DATA EXTRACT:
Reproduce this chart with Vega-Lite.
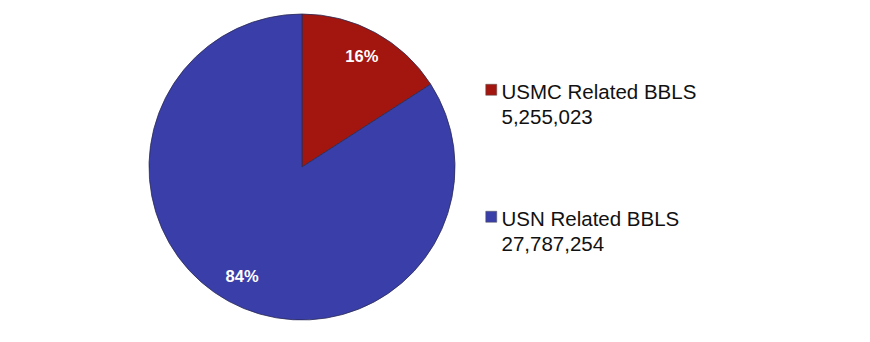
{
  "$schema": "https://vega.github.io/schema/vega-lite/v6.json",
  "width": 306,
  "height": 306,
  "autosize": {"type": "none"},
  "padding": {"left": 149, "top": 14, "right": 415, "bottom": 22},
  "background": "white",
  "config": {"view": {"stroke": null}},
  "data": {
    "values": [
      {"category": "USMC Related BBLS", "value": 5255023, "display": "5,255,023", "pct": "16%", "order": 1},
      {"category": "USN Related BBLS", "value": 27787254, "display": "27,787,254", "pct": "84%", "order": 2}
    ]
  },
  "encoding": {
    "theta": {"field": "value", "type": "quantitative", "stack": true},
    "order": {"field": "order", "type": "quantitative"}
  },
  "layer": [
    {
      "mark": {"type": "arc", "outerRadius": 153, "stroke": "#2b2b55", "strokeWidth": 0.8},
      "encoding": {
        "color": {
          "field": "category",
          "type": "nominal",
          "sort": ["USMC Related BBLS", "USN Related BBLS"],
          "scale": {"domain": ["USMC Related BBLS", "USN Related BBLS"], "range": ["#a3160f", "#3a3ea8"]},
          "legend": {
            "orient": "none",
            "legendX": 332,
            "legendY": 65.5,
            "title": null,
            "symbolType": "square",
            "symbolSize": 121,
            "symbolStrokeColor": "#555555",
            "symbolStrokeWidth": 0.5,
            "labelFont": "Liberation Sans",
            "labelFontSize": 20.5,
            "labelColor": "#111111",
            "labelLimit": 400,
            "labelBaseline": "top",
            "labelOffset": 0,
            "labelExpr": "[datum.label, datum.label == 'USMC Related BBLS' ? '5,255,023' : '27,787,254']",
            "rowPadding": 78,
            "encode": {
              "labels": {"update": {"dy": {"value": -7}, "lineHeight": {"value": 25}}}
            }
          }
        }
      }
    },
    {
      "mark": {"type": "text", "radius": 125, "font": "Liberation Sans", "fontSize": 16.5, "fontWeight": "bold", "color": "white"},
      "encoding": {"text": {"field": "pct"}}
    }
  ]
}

EXERCISE DESCRIPTION: Transcribe all the data word for word; the images stay out.

FINISHED TASK:
Reproduce this chart with Vega-Lite.
{
  "$schema": "https://vega.github.io/schema/vega-lite/v6.json",
  "width": 306,
  "height": 306,
  "autosize": {"type": "none"},
  "padding": {"left": 149, "top": 14, "right": 415, "bottom": 22},
  "background": "white",
  "config": {"view": {"stroke": null}},
  "data": {
    "values": [
      {"category": "USMC Related BBLS", "value": 5255023, "display": "5,255,023", "pct": "16%", "order": 1},
      {"category": "USN Related BBLS", "value": 27787254, "display": "27,787,254", "pct": "84%", "order": 2}
    ]
  },
  "encoding": {
    "theta": {"field": "value", "type": "quantitative", "stack": true},
    "order": {"field": "order", "type": "quantitative"}
  },
  "layer": [
    {
      "mark": {"type": "arc", "outerRadius": 153, "stroke": "#2b2b55", "strokeWidth": 0.8},
      "encoding": {
        "color": {
          "field": "category",
          "type": "nominal",
          "sort": ["USMC Related BBLS", "USN Related BBLS"],
          "scale": {"domain": ["USMC Related BBLS", "USN Related BBLS"], "range": ["#a3160f", "#3a3ea8"]},
          "legend": {
            "orient": "none",
            "legendX": 332,
            "legendY": 65.5,
            "title": null,
            "symbolType": "square",
            "symbolSize": 121,
            "symbolStrokeColor": "#555555",
            "symbolStrokeWidth": 0.5,
            "labelFont": "Liberation Sans",
            "labelFontSize": 20.5,
            "labelColor": "#111111",
            "labelLimit": 400,
            "labelBaseline": "top",
            "labelOffset": 0,
            "labelExpr": "[datum.label, datum.label == 'USMC Related BBLS' ? '5,255,023' : '27,787,254']",
            "rowPadding": 78,
            "encode": {
              "labels": {"update": {"dy": {"value": -7}, "lineHeight": {"value": 25}}}
            }
          }
        }
      }
    },
    {
      "mark": {"type": "text", "radius": 125, "font": "Liberation Sans", "fontSize": 16.5, "fontWeight": "bold", "color": "white"},
      "encoding": {"text": {"field": "pct"}}
    }
  ]
}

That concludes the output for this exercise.